A survival value for consciousness

From discussion on the everything list:

http://groups.google.com/group/everything-list/t/4c12841ff0dd1ff0

13.01.2012 21:54. In my favorite book on consciousness (by Jeffery A. Gray, Consciousness: Creeping up on the Hard Problem) there is chapter 7 “A survival value for consciousness” that is summarized on p. 90:

“Whatever consciousness is, it is too important to be a mere accidental by-product of other biological forces. A strong reason to suppose that conscious experience has survival value in this. It is only by appealing to evolutionary selection pressures that we can explain the good fit that exists between our perception of the world and our actions in dealing with it, or between my perceptions and yours. Biological characteristics that are not under strong selection pressure show random drift which would be expected to destroy the fit. I assume, therefore, that consciousness has a survival value on its own right. That rules out epiphenomenalism, but leaves us with a problem of identifying the casual effect of consciousness in its own right.”

By the way in the Gray’s book the term intelligence is not even in the index. This was the biggest surprise for me because I always thought that consciousness and intelligence are related. Yet, after reading the book, I agree now with the author that conscious experience is a separate phenomenon.

13.01.2012 22:36 Brent: “I think he may go wrong there. If you like Julian Jaynes’ theory of the origin of consciousness: a kind internalized perception of speech that evolved because of co-opting brain structures used for hearing and language processing. Then, because it is sharing the same processing for inner narrative and for social exchange the two can’t drift apart.”

13.01.2012 23:50: I would say that before speech there was music. And without conscious experience music is not possible. How sound waves form music without consciousness?
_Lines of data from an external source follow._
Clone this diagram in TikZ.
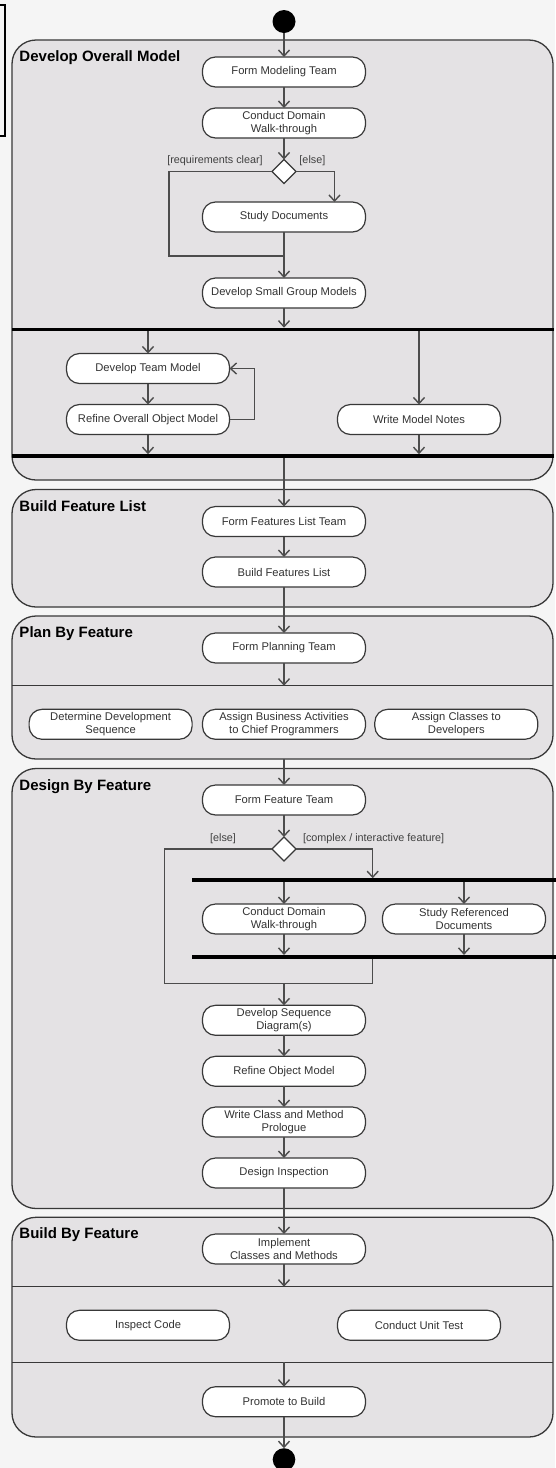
\documentclass[tikz,border=0pt]{standalone}
\usepackage{fontspec}
\setmainfont{Liberation Sans}
\usetikzlibrary{arrows.meta,shapes.geometric}
\definecolor{panelfill}{HTML}{E4E2E4}
\definecolor{edgecol}{HTML}{383838}
\definecolor{wirecol}{HTML}{4C4C4C}
\definecolor{paper}{HTML}{F5F5F5}

\begin{document}
\begin{tikzpicture}[x=1pt,y=-1pt,
  every node/.style={inner sep=0pt, outer sep=0pt},
  panel/.style={draw=edgecol, line width=1.3pt, fill=panelfill, rounded corners=24pt, minimum width=541pt},
  phase/.style={font=\fontsize{15}{17}\selectfont\bfseries, anchor=base west},
  act/.style={draw=edgecol, line width=1.2pt, fill=white, rounded corners=13pt,
    minimum width=163pt, minimum height=30pt, align=center,
    font=\fontsize{11.2}{12.7}\selectfont, text=black!80},
  choice/.style={diamond, draw=edgecol, line width=1.2pt, fill=white, minimum width=24pt, minimum height=24pt},
  bar/.style={fill=black, minimum height=3.6pt},
  guard/.style={font=\fontsize{10.8}{12}\selectfont, text=black!75},
  flow/.style={draw=wirecol, line width=1.4pt, -{Straight Barb[length=6pt,width=11pt]}},
  link/.style={draw=wirecol, line width=1.4pt},
  lane/.style={draw=edgecol, line width=1.2pt},
]
\useasboundingbox (0,0) rectangle (555,1468);
\fill[paper] (0,0) rectangle (555,1468);

% frame edge at the upper left
\draw[line width=2.2pt] (-10,5) rectangle (5,136);

% phase panels
\node[panel, minimum height=440pt]   (p1) at (282.5,260) {};
\node[panel, minimum height=117.5pt] (p2) at (282.5,548.25) {};
\node[panel, minimum height=143pt]   (p3) at (282.5,687.5) {};
\node[panel, minimum height=440pt]   (p4) at (282.5,988.5) {};
\node[panel, minimum height=219.7pt] (p5) at (282.5,1327.15) {};

\node[phase] (t1) at (19.5,61.5)   {Develop Overall Model};
\node[phase] (t2) at (19.5,511)    {Build Feature List};
\node[phase] (t3) at (19.5,637.5)  {Plan By Feature};
\node[phase] (t4) at (19.5,790)    {Design By Feature};
\node[phase] (t5) at (19.5,1238.8) {Build By Feature};

% lane dividers
\coordinate (div1) at (0,685.7);
\coordinate (div2) at (0,1286.7);
\coordinate (div3) at (0,1362.3);
\draw[lane] (p3.west |- div1) -- (p3.east |- div1);
\draw[lane] (p5.west |- div2) -- (p5.east |- div2);
\draw[lane] (p5.west |- div3) -- (p5.east |- div3);

% initial node
\node[circle, fill=black, minimum size=23pt] (start) at (284,21.5) {};

% Develop Overall Model
\node[act] (fmt)  at (284,72)    {Form Modeling Team};
\node[act] (cdw)  at (284,123)   {Conduct Domain\\Walk-through};
\node[choice] (d1) at (284,171.5) {};
\node[guard] (g1) at (215,161)   {[requirements clear]};
\node[guard] (g2) at (312.4,161) {[else]};
\node[act] (sd)   at (284,217)   {Study Documents};
\node[act] (dsgm) at (284,293)   {Develop Small Group Models};
\node[bar, minimum width=542pt] (bar1) at (283,329.5) {};
\node[act] (dtm)  at (148,368.5) {Develop Team Model};
\node[act] (room) at (148,419.5) {Refine Overall Object Model};
\node[act] (wmn)  at (419,419.5) {Write Model Notes};
\node[bar, minimum width=542pt] (bar2) at (283,456) {};
\coordinate (mL) at (169,256);
\coordinate (m1) at (284,256);

% Build Feature List
\node[act] (fflt) at (284,521.5) {Form Features List Team};
\node[act] (bfl)  at (284,572)   {Build Features List};

% Plan By Feature
\node[act] (fpt)   at (284,648)   {Form Planning Team};
\node[act] (ddseq) at (110.6,724.3) {Determine Development\\Sequence};
\node[act] (abact) at (284,724.3)   {Assign Business Activities\\to Chief Programmers};
\node[act] (acls)  at (456.3,724.3) {Assign Classes to\\Developers};

% Design By Feature
\node[act] (fft)  at (284,800)   {Form Feature Team};
\node[choice] (d2) at (284,849)  {};
\node[guard] (g3) at (223,838.5) {[else]};
\node[guard] (g4) at (373.6,838.5) {[complex / interactive feature]};
\node[bar, minimum width=364pt] (bar3) at (373.5,880) {};
\node[act] (cdw2) at (284,919)   {Conduct Domain\\Walk-through};
\node[act] (srd)  at (464,919)   {Study Referenced\\Documents};
\node[bar, minimum width=364pt] (bar4) at (373.5,956.7) {};
\coordinate (lpL) at (164.6,983.3);
\coordinate (lpR) at (372.7,983.3);
\node[act] (dsd)  at (284,1020.3) {Develop Sequence\\Diagram(s)};
\node[act] (rom)  at (284,1071.3) {Refine Object Model};
\node[act] (wcmp) at (284,1122)   {Write Class and Method\\Prologue};
\node[act] (di)   at (284,1173)   {Design Inspection};

% Build By Feature
\node[act] (icm) at (284,1249)   {Implement\\Classes and Methods};
\node[act] (ic)  at (148,1325.3) {Inspect Code};
\node[act] (cut) at (419,1325.3) {Conduct Unit Test};
\node[act] (ptb) at (284,1401.7) {Promote to Build};

% final node
\node[circle, fill=black, minimum size=22.6pt] (finish) at (284,1459.5) {};

% flows: Develop Overall Model
\draw[flow] (start) -- (fmt);
\draw[flow] (fmt) -- (cdw);
\draw[flow] (cdw) -- (d1);
\draw[link] (d1.west) -| (mL) -- (m1);
\draw[flow] (d1.east) -| ([xshift=50.5pt]sd.north);
\draw[flow] (sd) -- (dsgm);
\draw[flow] (dsgm) -- (dsgm |- bar1.north);
\draw[flow] (bar1.south -| dtm) -- (dtm);
\draw[flow] (bar1.south -| wmn) -- (wmn);
\draw[flow] (dtm) -- (room);
\draw[flow] (room.east) -- ++(25,0) |- (dtm.east);
\draw[flow] (room) -- (room |- bar2.north);
\draw[flow] (wmn) -- (wmn |- bar2.north);

% flows: Build Feature List and Plan By Feature
\draw[flow] (bar2.south -| fflt) -- (fflt);
\draw[flow] (fflt) -- (bfl);
\draw[flow] (bfl) -- (fpt);
\draw[flow] (fpt) -- (fpt |- div1);

% flows: Design By Feature
\draw[flow] (p3.south -| fft) -- (fft);
\draw[flow] (fft) -- (d2);
\draw[link] (d2.west) -| (lpL) -- (lpR);
\draw[flow] (d2.east) -| (bar3.north -| lpR);
\draw[flow] (bar3.south -| cdw2) -- (cdw2);
\draw[flow] (bar3.south -| srd) -- (srd);
\draw[flow] (cdw2) -- (cdw2 |- bar4.north);
\draw[flow] (srd) -- (srd |- bar4.north);
\draw[link] (bar4.south -| lpR) -- (lpR);
\draw[flow] (lpR -| dsd) -- (dsd);
\draw[flow] (dsd) -- (rom);
\draw[flow] (rom) -- (wcmp);
\draw[flow] (wcmp) -- (di);

% flows: Build By Feature
\draw[flow] (di) -- (icm);
\draw[flow] (icm) -- (icm |- div2);
\draw[flow] (ptb |- div3) -- (ptb);
\draw[flow] (ptb) -- (finish);
\end{tikzpicture}
\end{document}
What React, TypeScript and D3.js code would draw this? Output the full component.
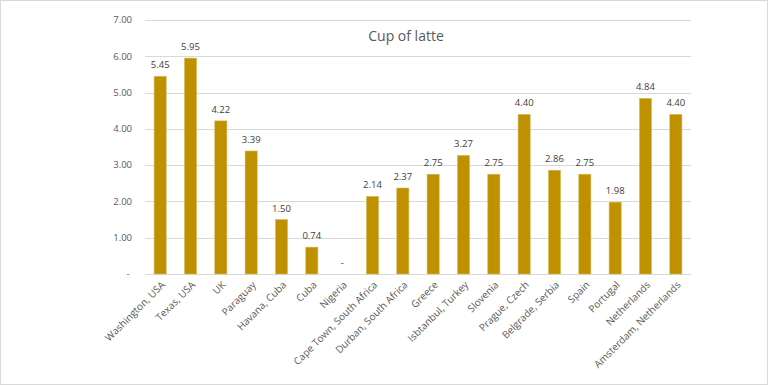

Hence Julian Jaynes’ theory does not impress me.

13.01.2012 22:36 Brent: “Intelligence, the modeling of oneself and ones relations to others has survival value and this is tied through language to internal narratives. I think there could be intelligence which did this modeling in someway not shared with external perception and while it would be conscious in the sense of having an internal model of itself and its relations, it’s consciousness might be different from ours. We can imagine this in part by considering changes to our own consciousness. If you’re like me, more of your thinking is in words and images than in talking pictures. But suppose there were implanted in your brain an internet connection. Of course we developed the internet so it has a lot of written language and pictures; but suppose for some reason the internet connection in your brain only transmitted youtube.videos. So when you thought of Obama, instead of the word “Obama” or a picture of him springing to mind, a video of him would spring to mind. This would be a qualitative change in your consciousness. ”

13.01.2012 23:50: The main question here is how unconscious process in the brain produce conscious experience. Say, there is some problem and it is necessary to make choices. A person who has no idea what to do goes to sleep and in the morning he has a conscious experience of a very good solution that has been prepared unconsciously during the sleep. Then a question is how to make a border between conscious and unconscious. Or you believe that the both phenomena are the same?

14.01.2012 03:06 Brent: “So does Gray think that beings can be conscious without being
intelligent or intelligent without being conscious?”

14.01.2012 09:08: The first part is definite yes, for example “But we can, I believe, safely assume that mammals possess conscious experience.”

There is no clear answer for the second part in the book. Well, for example

“Language, for example, cannot be necessary for conscious experience. The reverse, however, may be true: it may be that language (and other functions) could not be evolved in the absence of conscious experience”.

It depends however on the definition, I would say that a self-driving car is intelligent and a rock not, but even in this case it is not completely clear to me how to define it unambiguously.

Gray’s personal position is that consciousness survival values is “late error detection” that happens through some multipurpose and multi-functional display. This fits actually quite good in cybernetics but leaves a question open about the nature of such a display.